§ Instruction
Pull out every line below that contains the word "size".

§ Raw data
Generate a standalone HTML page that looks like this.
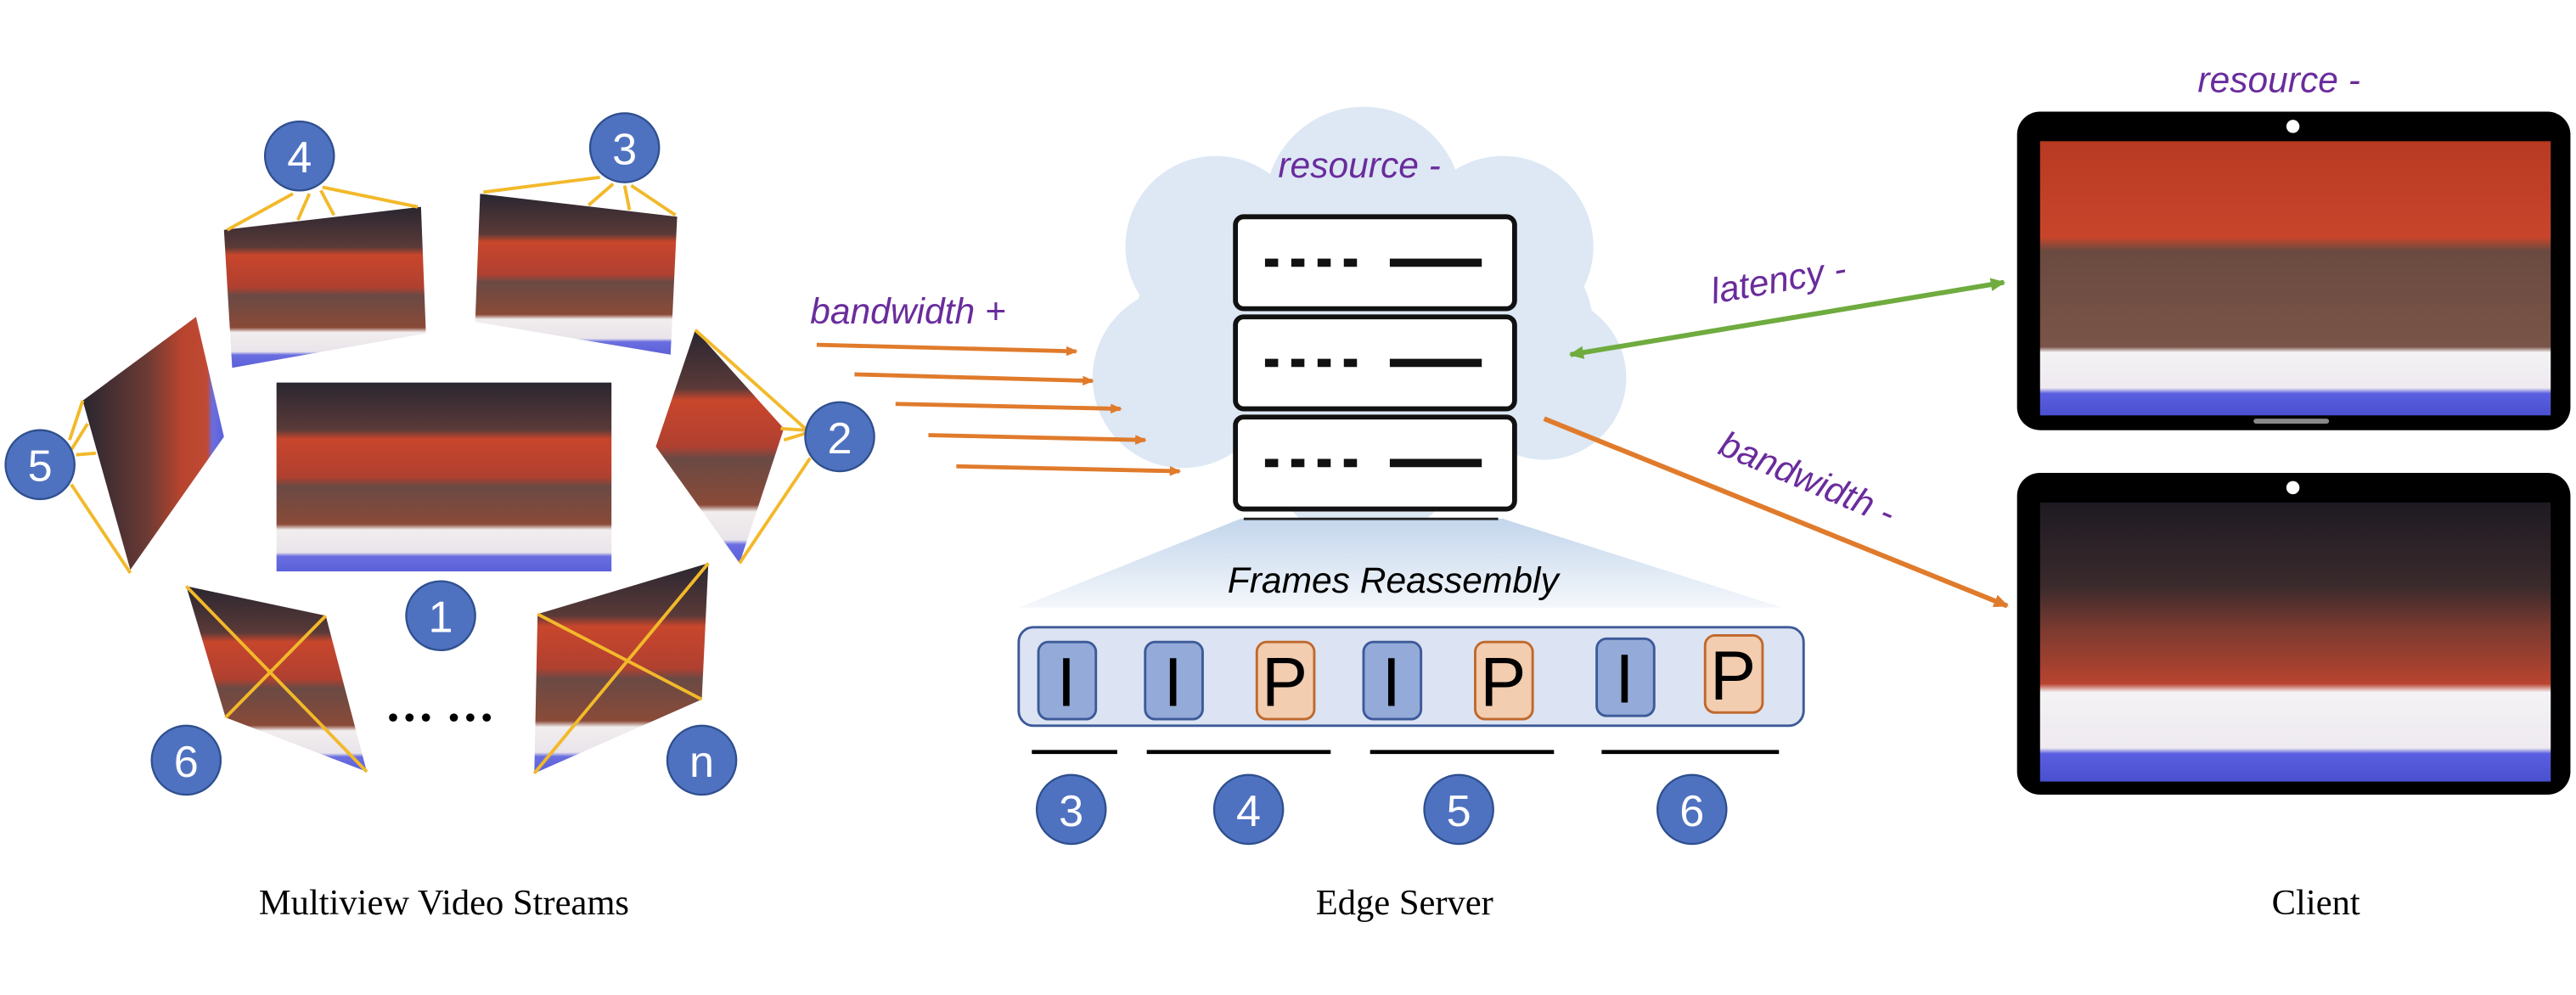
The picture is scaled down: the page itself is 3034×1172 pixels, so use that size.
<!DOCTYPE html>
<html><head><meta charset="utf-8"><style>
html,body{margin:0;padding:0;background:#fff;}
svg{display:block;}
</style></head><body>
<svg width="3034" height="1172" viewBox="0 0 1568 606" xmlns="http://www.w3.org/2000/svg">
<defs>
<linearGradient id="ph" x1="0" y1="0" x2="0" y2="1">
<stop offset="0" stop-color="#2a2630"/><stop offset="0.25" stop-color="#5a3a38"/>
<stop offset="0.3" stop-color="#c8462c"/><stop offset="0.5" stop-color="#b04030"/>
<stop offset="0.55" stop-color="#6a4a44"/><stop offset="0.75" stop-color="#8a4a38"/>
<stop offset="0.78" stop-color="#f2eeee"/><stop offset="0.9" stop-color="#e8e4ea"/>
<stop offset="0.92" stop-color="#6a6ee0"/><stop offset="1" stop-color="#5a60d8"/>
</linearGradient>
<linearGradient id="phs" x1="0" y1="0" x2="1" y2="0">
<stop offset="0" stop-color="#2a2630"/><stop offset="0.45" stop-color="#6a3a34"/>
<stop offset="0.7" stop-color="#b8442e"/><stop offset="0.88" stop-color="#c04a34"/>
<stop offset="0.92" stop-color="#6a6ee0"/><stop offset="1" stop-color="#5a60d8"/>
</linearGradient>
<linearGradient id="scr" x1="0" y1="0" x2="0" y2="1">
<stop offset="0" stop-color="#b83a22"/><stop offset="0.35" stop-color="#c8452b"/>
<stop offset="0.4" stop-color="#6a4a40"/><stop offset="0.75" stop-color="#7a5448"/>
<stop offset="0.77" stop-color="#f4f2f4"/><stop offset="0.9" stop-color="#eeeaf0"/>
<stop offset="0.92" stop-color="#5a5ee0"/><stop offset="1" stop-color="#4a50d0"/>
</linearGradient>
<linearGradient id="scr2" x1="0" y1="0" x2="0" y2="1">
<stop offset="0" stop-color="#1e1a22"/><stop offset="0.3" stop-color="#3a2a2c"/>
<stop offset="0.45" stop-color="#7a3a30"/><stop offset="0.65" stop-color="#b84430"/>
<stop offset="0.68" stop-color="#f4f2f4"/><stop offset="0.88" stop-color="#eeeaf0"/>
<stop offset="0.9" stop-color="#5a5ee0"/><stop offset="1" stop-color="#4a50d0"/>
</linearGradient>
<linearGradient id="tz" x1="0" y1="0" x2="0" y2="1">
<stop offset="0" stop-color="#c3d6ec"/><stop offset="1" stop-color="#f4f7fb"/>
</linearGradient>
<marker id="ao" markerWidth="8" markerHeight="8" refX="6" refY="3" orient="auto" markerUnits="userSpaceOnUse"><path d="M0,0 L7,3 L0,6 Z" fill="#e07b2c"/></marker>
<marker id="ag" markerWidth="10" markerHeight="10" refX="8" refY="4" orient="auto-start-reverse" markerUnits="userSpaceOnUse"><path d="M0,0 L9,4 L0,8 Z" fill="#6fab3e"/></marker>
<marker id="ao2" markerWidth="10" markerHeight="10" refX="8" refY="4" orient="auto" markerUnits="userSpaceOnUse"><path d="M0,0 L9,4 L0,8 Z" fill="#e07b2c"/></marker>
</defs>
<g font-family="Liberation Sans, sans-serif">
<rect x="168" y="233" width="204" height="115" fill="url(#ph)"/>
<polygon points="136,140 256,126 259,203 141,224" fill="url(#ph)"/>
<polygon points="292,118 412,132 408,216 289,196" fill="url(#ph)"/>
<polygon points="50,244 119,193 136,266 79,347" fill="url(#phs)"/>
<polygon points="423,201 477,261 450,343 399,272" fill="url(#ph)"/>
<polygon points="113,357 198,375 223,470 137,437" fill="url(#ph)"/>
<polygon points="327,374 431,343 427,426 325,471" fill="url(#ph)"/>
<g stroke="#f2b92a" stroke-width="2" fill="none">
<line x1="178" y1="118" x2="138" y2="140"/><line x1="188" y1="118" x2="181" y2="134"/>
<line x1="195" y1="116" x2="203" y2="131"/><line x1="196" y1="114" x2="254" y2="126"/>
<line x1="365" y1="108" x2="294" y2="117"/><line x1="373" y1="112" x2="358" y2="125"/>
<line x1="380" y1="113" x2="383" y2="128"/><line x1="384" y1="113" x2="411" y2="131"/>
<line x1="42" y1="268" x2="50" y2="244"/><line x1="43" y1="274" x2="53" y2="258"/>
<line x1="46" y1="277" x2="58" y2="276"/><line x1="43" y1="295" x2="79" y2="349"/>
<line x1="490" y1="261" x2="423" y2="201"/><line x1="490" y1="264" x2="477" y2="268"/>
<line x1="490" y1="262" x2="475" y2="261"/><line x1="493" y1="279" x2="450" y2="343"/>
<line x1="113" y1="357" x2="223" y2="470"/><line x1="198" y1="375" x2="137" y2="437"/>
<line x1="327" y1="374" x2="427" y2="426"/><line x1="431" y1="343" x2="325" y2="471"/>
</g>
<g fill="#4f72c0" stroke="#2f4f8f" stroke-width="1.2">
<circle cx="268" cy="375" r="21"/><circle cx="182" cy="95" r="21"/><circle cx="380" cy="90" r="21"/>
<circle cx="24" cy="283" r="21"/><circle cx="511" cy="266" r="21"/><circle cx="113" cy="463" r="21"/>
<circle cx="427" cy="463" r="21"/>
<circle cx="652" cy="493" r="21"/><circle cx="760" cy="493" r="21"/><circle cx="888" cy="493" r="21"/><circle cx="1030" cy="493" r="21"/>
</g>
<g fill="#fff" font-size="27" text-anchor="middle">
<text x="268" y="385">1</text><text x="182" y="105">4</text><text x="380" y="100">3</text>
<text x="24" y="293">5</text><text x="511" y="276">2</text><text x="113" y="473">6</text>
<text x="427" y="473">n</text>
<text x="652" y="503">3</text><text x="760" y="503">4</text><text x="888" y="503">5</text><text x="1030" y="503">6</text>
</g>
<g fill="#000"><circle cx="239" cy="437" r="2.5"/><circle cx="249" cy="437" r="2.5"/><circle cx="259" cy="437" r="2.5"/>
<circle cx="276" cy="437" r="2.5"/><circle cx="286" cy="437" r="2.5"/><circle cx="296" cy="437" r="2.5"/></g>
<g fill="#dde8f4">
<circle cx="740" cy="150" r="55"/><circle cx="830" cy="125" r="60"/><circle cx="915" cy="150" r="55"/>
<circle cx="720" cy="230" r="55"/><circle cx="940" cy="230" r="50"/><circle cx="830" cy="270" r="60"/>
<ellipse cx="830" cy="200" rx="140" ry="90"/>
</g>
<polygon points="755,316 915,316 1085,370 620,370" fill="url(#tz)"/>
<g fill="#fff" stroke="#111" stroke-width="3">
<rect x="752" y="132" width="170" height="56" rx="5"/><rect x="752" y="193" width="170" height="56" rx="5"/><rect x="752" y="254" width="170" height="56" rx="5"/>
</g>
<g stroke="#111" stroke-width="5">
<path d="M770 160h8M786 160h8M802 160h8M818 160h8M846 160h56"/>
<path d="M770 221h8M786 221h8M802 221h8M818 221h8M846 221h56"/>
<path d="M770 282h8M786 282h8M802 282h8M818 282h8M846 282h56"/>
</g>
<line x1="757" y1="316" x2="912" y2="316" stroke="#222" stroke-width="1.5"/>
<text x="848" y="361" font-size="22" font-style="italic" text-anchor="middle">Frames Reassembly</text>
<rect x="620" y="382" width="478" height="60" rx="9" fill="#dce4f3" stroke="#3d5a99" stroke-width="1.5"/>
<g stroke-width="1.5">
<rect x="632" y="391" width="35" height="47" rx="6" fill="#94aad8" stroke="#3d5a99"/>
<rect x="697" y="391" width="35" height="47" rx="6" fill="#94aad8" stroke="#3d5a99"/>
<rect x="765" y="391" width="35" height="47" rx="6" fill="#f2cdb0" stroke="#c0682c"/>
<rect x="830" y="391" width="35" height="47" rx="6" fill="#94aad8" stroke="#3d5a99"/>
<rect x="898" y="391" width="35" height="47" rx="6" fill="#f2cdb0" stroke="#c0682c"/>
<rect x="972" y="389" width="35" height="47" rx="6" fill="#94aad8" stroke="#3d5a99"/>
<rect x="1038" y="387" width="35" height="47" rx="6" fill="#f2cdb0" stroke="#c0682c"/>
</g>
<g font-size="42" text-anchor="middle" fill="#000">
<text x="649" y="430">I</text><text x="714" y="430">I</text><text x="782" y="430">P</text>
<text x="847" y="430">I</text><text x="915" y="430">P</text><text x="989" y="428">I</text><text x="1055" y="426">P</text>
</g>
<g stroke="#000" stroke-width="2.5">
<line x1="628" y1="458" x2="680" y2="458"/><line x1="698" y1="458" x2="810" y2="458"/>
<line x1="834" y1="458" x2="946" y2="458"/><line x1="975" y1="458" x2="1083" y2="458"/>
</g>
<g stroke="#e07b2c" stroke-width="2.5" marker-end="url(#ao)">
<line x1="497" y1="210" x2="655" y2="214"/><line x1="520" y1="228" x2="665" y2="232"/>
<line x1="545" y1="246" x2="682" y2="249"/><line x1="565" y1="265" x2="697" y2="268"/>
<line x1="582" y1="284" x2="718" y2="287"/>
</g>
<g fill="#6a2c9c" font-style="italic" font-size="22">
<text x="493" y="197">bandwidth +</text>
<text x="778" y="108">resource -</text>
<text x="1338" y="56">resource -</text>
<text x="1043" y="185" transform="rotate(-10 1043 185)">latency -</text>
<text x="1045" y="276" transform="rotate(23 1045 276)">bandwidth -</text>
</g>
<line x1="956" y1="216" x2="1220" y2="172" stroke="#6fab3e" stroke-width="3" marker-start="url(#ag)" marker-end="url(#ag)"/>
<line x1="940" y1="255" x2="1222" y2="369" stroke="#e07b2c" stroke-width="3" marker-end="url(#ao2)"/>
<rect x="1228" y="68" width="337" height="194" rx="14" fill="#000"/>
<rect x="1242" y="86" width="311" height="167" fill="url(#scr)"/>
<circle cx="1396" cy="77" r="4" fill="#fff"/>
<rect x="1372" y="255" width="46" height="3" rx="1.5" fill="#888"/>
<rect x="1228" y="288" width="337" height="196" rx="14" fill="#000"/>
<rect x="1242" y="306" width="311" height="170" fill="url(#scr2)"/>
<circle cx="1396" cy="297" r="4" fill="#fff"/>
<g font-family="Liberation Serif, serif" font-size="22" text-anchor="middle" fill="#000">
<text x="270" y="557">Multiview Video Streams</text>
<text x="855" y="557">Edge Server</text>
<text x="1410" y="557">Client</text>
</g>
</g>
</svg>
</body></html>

§ Reply
The picture is scaled down: the page itself is 3034×1172 pixels, so use that size.
<g fill="#fff" font-size="27" text-anchor="middle">
<text x="848" y="361" font-size="22" font-style="italic" text-anchor="middle">Frames Reassembly</text>
<g font-size="42" text-anchor="middle" fill="#000">
<g fill="#6a2c9c" font-style="italic" font-size="22">
<g font-family="Liberation Serif, serif" font-size="22" text-anchor="middle" fill="#000">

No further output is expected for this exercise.